A regular musical feature sung at the Lord’s Supper is the Gloria. The Gloria is one of the most ancient of Christian hymns. The most recent version of the guidelines governing the celebration of Mass calls for a wider use of this venerable chant.
The inspiration for its text comes from Luke 2 as the host of heaven sings when an angel informed the humble shepherds of Bethlehem that the Savior had been born. After urging the shepherds to look for the child they would find wrapped in swaddling clothes, laying in a manger, the Angel and the throngs of heaven sing out, “Glory to God in the highest, and on earth peace to people of good will.”
“Glory” takes on a technical meaning in the Scriptures to indicate the visible manifestation of God’s presence in the world. Although omnipresent, from Mount Sinai, to the Temple in Jerusalem, and to the manger, God has chosen to manifest Himself locally at certain places and times in salvation history.
That an Angel, a divine messenger, would announce God’s glorious manifestation to the shepherds is consistent with the angelic presence seen throughout the Bible. This is why the Gloria is often called “angelic hymn.”
Indeed it was a glorious manifestation of God’s localized presence when He came among us. Humble from the start, a great novelty entered creation at that time and place because reconciliation between heaven and earth was again available. The world has never been the same.
This notion influenced the early development of the Gloria’s subsequent verses. No words of praise adequately exhaust God’s generosity, but the novelty of the God-man among us was so inspiring to early Christians that they formed their own hymn to remind believers of God’s glory in Christ.
It is believed that the Angelic Hymn was first composed in the Christian East and then brought into the Latin West by Saint Hilary of Poitiers. By 359 the Gloria was prescribed for most Masses, although as early as 136 Pope Telesphorus inserted a Byzatine- Greek version into the nighttime Christmas Mass.
Alternating verses based on the Liturgical occasion were used in the Gloria until the Council of Trent in 1545. Since then the text as we know it has been fixed.
Today the Gloria is prescribed for all Sundays outside of Advent and Lent as well as for festive celebrations like the Dedication of a new Church and Professions of Religious Life.
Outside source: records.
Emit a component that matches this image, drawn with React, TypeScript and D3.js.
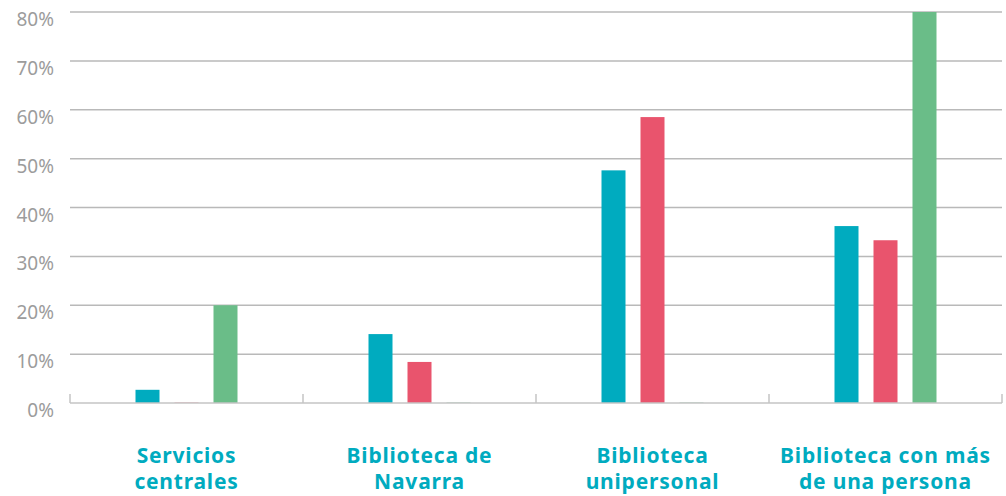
import { useEffect, useRef } from 'react';
import * as d3 from 'd3';

const categories = [
  ['Servicios', 'centrales'],
  ['Biblioteca de', 'Navarra'],
  ['Biblioteca', 'unipersonal'],
  ['Biblioteca con más', 'de una persona'],
];
const seriesTeal = [2.7, 14.1, 47.6, 36.2];
const seriesRed = [0, 8.4, 58.5, 33.3];
const seriesGreen = [20, 0, 0, 80];
const yTicks = [0, 10, 20, 30, 40, 50, 60, 70, 80];
const colors = ['#00abbf', '#e9546d', '#6abd88'];

export default function App() {
  const svgRef = useRef<SVGSVGElement>(null);

  useEffect(() => {
    if (!svgRef.current) return;
    const svg = d3.select(svgRef.current);
    svg.selectAll('*').remove();

    const left = 70, right = 1002, top = 12, bottom = 403;
    const font = "'Noto Sans', 'Open Sans', sans-serif";

    const x = d3.scaleBand<number>()
      .domain(categories.map((_, i) => i))
      .range([left, right]);
    const y = d3.scaleLinear().domain([0, 80]).range([bottom, top]);

    // gridlines
    svg.append('g')
      .selectAll('line')
      .data(yTicks.filter(t => t > 0))
      .enter().append('line')
      .attr('x1', left).attr('x2', right)
      .attr('y1', d => y(d)).attr('y2', d => y(d))
      .attr('stroke', '#b9b9b9').attr('stroke-width', 1.5);

    // y labels
    svg.append('g')
      .selectAll('text')
      .data(yTicks)
      .enter().append('text')
      .attr('x', 54)
      .attr('y', d => y(d) + 14)
      .attr('text-anchor', 'end')
      .attr('font-family', font)
      .attr('font-size', 19)
      .attr('fill', '#9c9c9c')
      .text(d => `${d}%`);

    // bars
    const series = [seriesTeal, seriesRed, seriesGreen];
    const groupW = 102;
    const inner = d3.scaleBand<number>().domain([0, 1, 2]).range([0, groupW]).paddingInner(15 / 39);
    const offset = (x.bandwidth() - groupW) / 2;
    series.forEach((vals, s) => {
      svg.append('g')
        .selectAll('rect')
        .data(vals)
        .enter().append('rect')
        .attr('x', (_, i) => (x(i) as number) + offset + (inner(s) as number))
        .attr('width', inner.bandwidth())
        .attr('y', d => y(d) - (d === 0 ? 1 : 0))
        .attr('height', d => Math.max(1, bottom - y(d)))
        .attr('fill', colors[s])
        .attr('opacity', d => (d === 0 ? 0.35 : 1));
    });

    // baseline + ticks
    svg.append('line')
      .attr('x1', left).attr('x2', right)
      .attr('y1', bottom).attr('y2', bottom)
      .attr('stroke', '#c4c4c4').attr('stroke-width', 1.5);
    const bounds = categories.map((_, i) => x(i) as number).concat([right]);
    svg.append('g')
      .selectAll('line')
      .data(bounds)
      .enter().append('line')
      .attr('x1', d => d).attr('x2', d => d)
      .attr('y1', bottom - 9).attr('y2', bottom)
      .attr('stroke', '#c4c4c4').attr('stroke-width', 1.5);

    // category labels
    const labels = svg.append('g')
      .selectAll('text')
      .data(categories)
      .enter().append('text')
      .attr('x', (_, i) => (x(i) as number) + x.bandwidth() / 2)
      .attr('y', 463)
      .attr('text-anchor', 'middle')
      .attr('font-family', font)
      .attr('font-weight', 'bold')
      .attr('font-size', 21)
      .attr('letter-spacing', 0.8)
      .attr('fill', '#00abbf');
    labels.append('tspan').text(d => d[0]);
    labels.append('tspan')
      .attr('x', (_, i) => (x(i) as number) + x.bandwidth() / 2)
      .attr('dy', 26)
      .text(d => d[1]);
  }, []);

  return (
    <svg
      ref={svgRef}
      width={1006}
      height={496}
      style={{ position: 'absolute', left: 0, top: 0, background: '#fff' }}
    />
  );
}
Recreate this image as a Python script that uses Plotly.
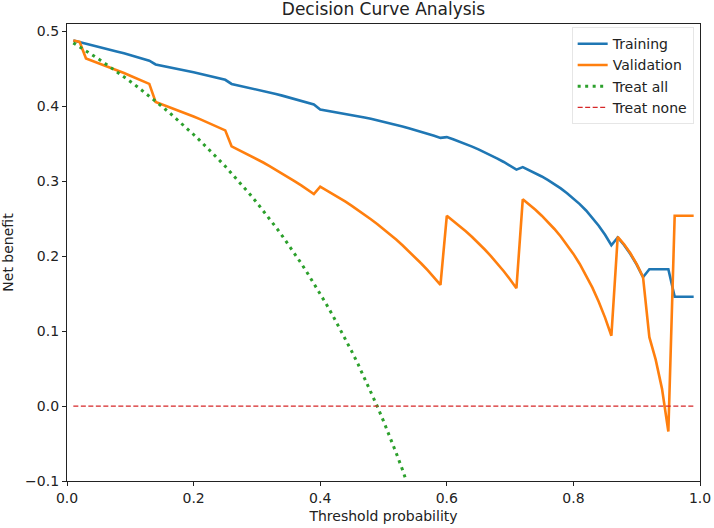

It is also to be sung at celebrations when Sacraments like Baptism, Confirmation, Marriage, and Holy Orders are conferred.
Each of these occasions reveals why Gloria still speaks to God’s people. When His glory touches human souls and earthly places, things are never the same. Spaces are filled with His presence and lives changed.
In a time when the “courage” of self-determined trans-formation is celebrated, the Liturgy’s angelic hymn reminds us that the novelty of God’s glory elevates creation above it all. If we receive it joyfully like the shepherds of Bethlehem, then blessed are we who are called to the Supper of the Lamb.